Compared to the direct infusion analysis, only a very small number of dimers were separated using the LC/MS method in all samples, irrespective of the aging conditions. These dimers include isomers with m/z 337.20172, m/z 343.13983, m/z 357.15509, m/z 367.17599, m/z 387.20221 and m/z 369.19141, consistent with previous studies that applied LC/MS for the analysis of SOA (e.g. Kristensen et al., 2013, 2014). Four of these dimers – pinyl-diaterpenyl ester MW 358 (m/z 357.15509), pinyl-diaterebyl dimer MW 344 (m/z 343.13983), pinonyl-pinyl dimer MW 368 (m/z 367.17599) and MW 388 dimer ester (m/z 387.20221) – have been identified previously in SOA from ozonolysis of α-pinene (e.g. Yasmeen et al., 2010; Kristensen et al., 2013, 2014), while none of them were observed in the SOA from the OH radical initiated oxidation of α-pinene (Kristensen et al., 2014). It must be noted that these dimers were also observed during the direct infusion analysis. Interestingly, the tentative structures of the three dimers reported in the literature (Yasmeen et al., 2010; Kristensen et al., 2013, 2014) contained pinic acid, which is a less important product in the OH radical initiated oxidation than in the ozonolysis of α-pinene (Kristensen et al., 2014). The chromatographic peak areas for all four dimers, determined by LC/MS, showed relatively good linear fit with R2 > 0.90 suggesting that these compounds are possibly formed through similar processes. It should be noted that the observed small number of dimers in the LC/MS chromatogram from α-pinene ozonolysis, and their absence in the SOA generated from the OH radical initiated oxidation of α-pinene, in previous studies and the current work, does not necessarily mean that oligomers are not formed in the latter reaction. The lack of chromatographically resolved dimers in the OH radical initiated SOA could be explained by the selectivity of the utilized LC columns. The integration of chromatographic “humps” eluting at the end of the chromatograms from both ozonolysis and OH radical initiated reaction of α-pinene (Figs. S3 and S4) reveals the presence of a large number of dimers, trimers and tetramers that were not resolved by the LC column. The overall oligomer distribution of these unresolved LC “humps” resembles that of the respective direct infusion mass spectra.

Figure 7 shows concentrations of selected first- and later-generation oxidation products, as well as dimers in the SOA produced under different aging conditions.
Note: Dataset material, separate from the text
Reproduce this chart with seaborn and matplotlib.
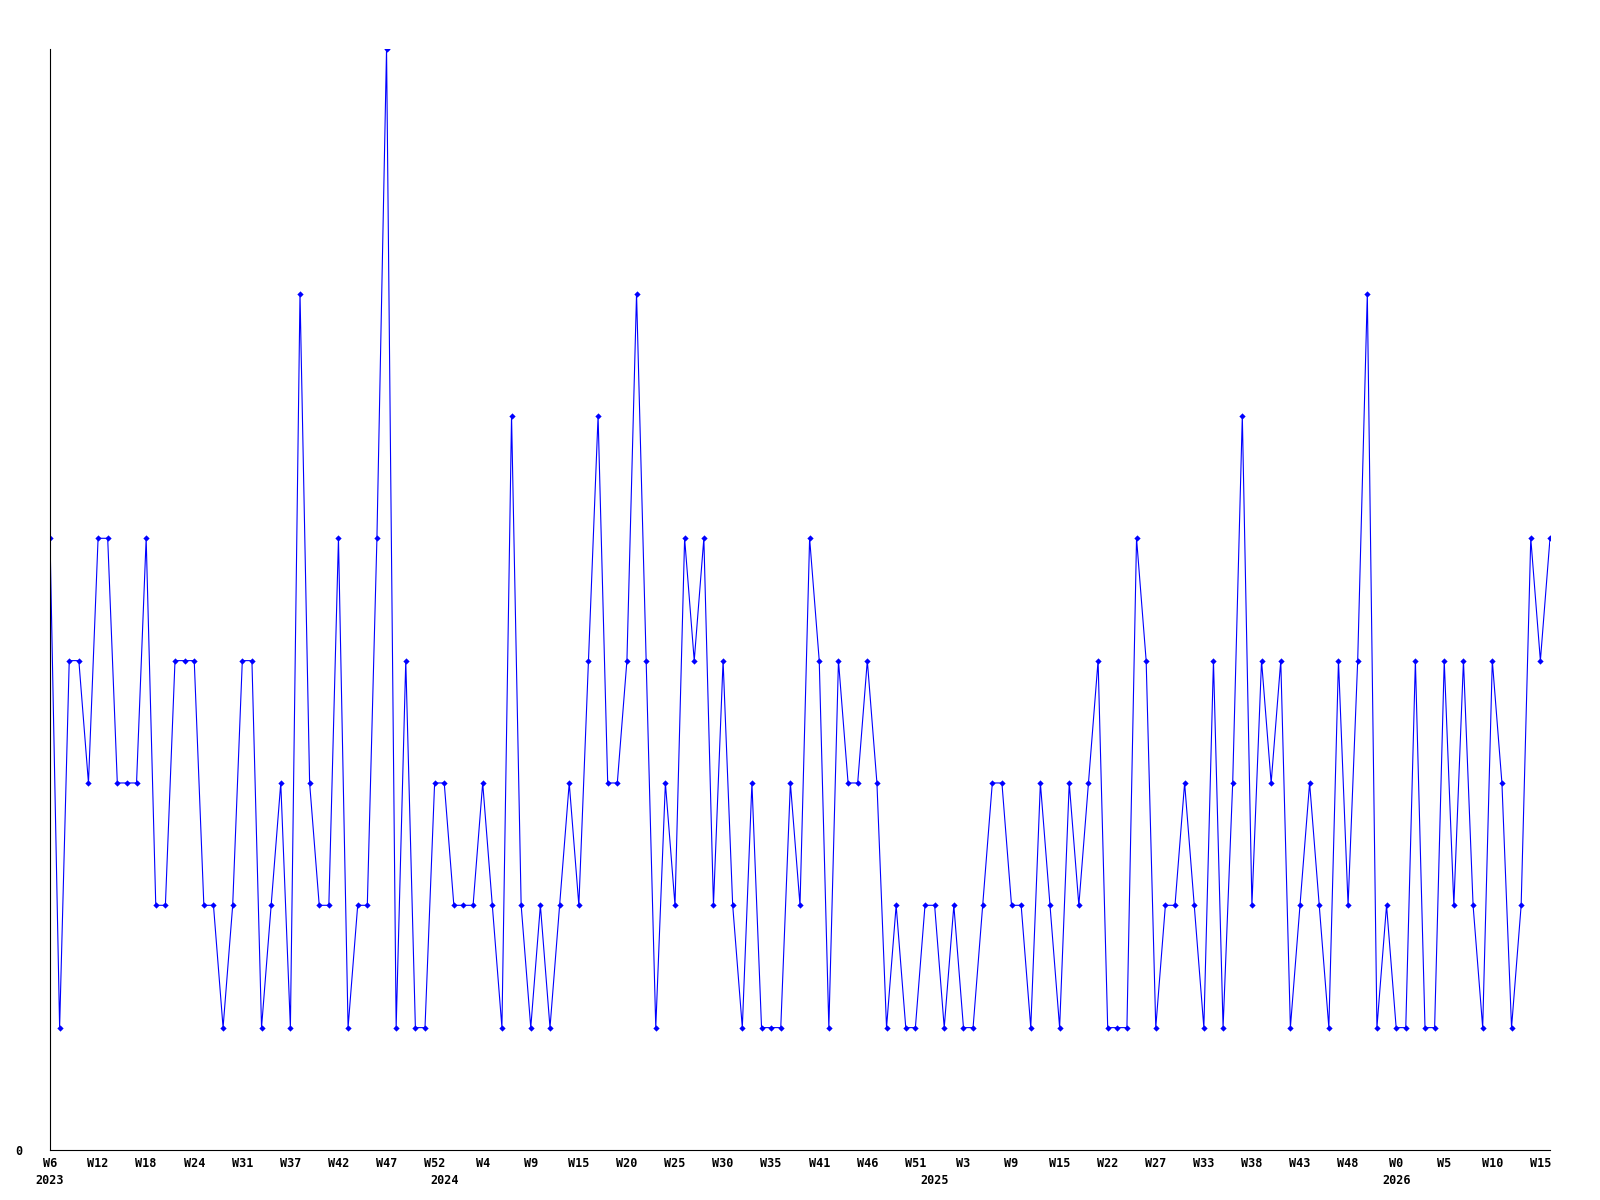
import matplotlib
matplotlib.use("Agg")
import matplotlib.pyplot as plt
import seaborn as sns
import pandas as pd

# Weekly counts, in order (2023 W6 ... 2026 W15)
values = [
    5, 1, 4, 4, 3, 5, 5, 3, 3, 3,
    5, 2, 2, 4, 4, 4, 2, 2, 1, 2,
    4, 4, 1, 2, 3, 1, 7, 3, 2, 2,
    5, 1, 2, 2, 5, 9, 1, 4, 1, 1,
    3, 3, 2, 2, 2, 3, 2, 1, 6, 2,
    1, 2, 1, 2, 3, 2, 4, 6, 3, 3,
    4, 7, 4, 1, 3, 2, 5, 4, 5, 2,
    4, 2, 1, 3, 1, 1, 1, 3, 2, 5,
    4, 1, 4, 3, 3, 4, 3, 1, 2, 1,
    1, 2, 2, 1, 2, 1, 1, 2, 3, 3,
    2, 2, 1, 3, 2, 1, 3, 2, 3, 4,
    1, 1, 1, 5, 4, 1, 2, 2, 3, 2,
    1, 4, 1, 3, 6, 2, 4, 3, 4, 1,
    2, 3, 2, 1, 4, 2, 4, 7, 1, 2,
    1, 1, 4, 1, 1, 4, 2, 4, 2, 1,
    4, 3, 1, 2, 5, 4, 5,
]

# Week labels shown under every 5th point
week_labels = [
    "W6", "W12", "W18", "W24", "W31", "W37", "W42", "W47", "W52",
    "W4", "W9", "W15", "W20", "W25", "W30", "W35", "W41", "W46", "W51",
    "W3", "W9", "W15", "W22", "W27", "W33", "W38", "W43", "W48",
    "W0", "W5", "W10", "W15",
]
label_every = 5

# Year labels and the index of the first point in each year
year_labels = ["2023", "2024", "2025", "2026"]
year_start_index = [0, 41, 92, 140]

y_tick_values = [0]

sns.set_style("white")
plt.rcParams['font.family'] = ['DejaVu Sans Mono', 'DejaVu Sans']

fig = plt.figure(figsize=(16, 12), dpi=100)
ax = fig.add_axes([0.03125, 0.0417, 0.9375, 0.9175])

df = pd.DataFrame({"idx": list(range(len(values))), "count": values})
sns.lineplot(data=df, x="idx", y="count", ax=ax, color="#0000ff",
             linewidth=0.8, marker="D", markersize=3.2,
             markeredgewidth=0, markerfacecolor="#0000ff")

ax.set_xlim(0, len(values) - 1)
ax.set_ylim(0, max(values))

ax.set_xticks(list(range(0, len(values), label_every)))
ax.set_xticklabels(week_labels, fontweight="bold", fontsize=8.5)
ax.tick_params(axis="x", which="both", length=0, pad=5, colors="black")

# Year labels on a secondary x axis below the week labels
sec = ax.secondary_xaxis("bottom")
sec.set_xticks(year_start_index)
sec.set_xticklabels(year_labels, fontweight="bold", fontsize=8.5)
sec.tick_params(axis="x", length=0, pad=17, colors="black")
for s in sec.spines.values():
    s.set_visible(False)

ax.set_yticks(y_tick_values)
ax.set_yticklabels([str(v) for v in y_tick_values], fontweight="bold", fontsize=8.5)
ax.tick_params(axis="y", length=0, pad=20, colors="black")

ax.set_xlabel("")
ax.set_ylabel("")
sns.despine(ax=ax)
for s in ("left", "bottom"):
    ax.spines[s].set_color("black")
    ax.spines[s].set_linewidth(0.8)
ax.grid(False)

fig.savefig("out.png", dpi=100)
Irrespective of the aging conditions, and even during the dark ozonolysis experiments (without addition of OH radicals), all samples contained MBTCA, the OH radical initiated oxidation product of α-pinene. It has been estimated that the ozonolysis of α-pinene results in the formation of OH radicals with a yield between 0.8 and 1.0 (Atkinson et al., 1997; Presto and Donahue, 2004). Therefore, without the use of an OH radical scavenger, a substantial fraction of α-pinene and other terpenes present in the mixture can be oxidized by OH radicals (Henry and Donahue, 2011). During the dark aging experiments (with SOA exposure to residual ozone), the concentrations of the marker compounds remained unchanged even after 9 h of SOA exposure, indicating that all OH radicals produced from the BVOC ozonolysis were immediately consumed in the first hour of the reaction (Fig. 7a). The concentrations of the first-generation products and the dimers did not change during the dark aging experiments either. In contrast, the concentration of MBTCA increased when OH radicals were introduced into the system (Fig. 7b) followed by a decrease in the concentration of pinonic acid and pinic acid, confirming that pinonic acid is further oxidized into MBTCA (Müller et al., 2008).

In the UV-only aging experiments the concentrations of all marker compounds in the SOA remained unaffected suggesting that the observed changes in the photolysis experiments with OH radicals (discussed above) are due to the OH radical initiated chemistry rather than photolytic degradation of the first-generation products. Irrespective of the tested conditions, the contribution of the dimers to the SOA mass showed no statistical difference (Table S2) indicating that none of the studied conditions have an effect on dimer decomposition or formation.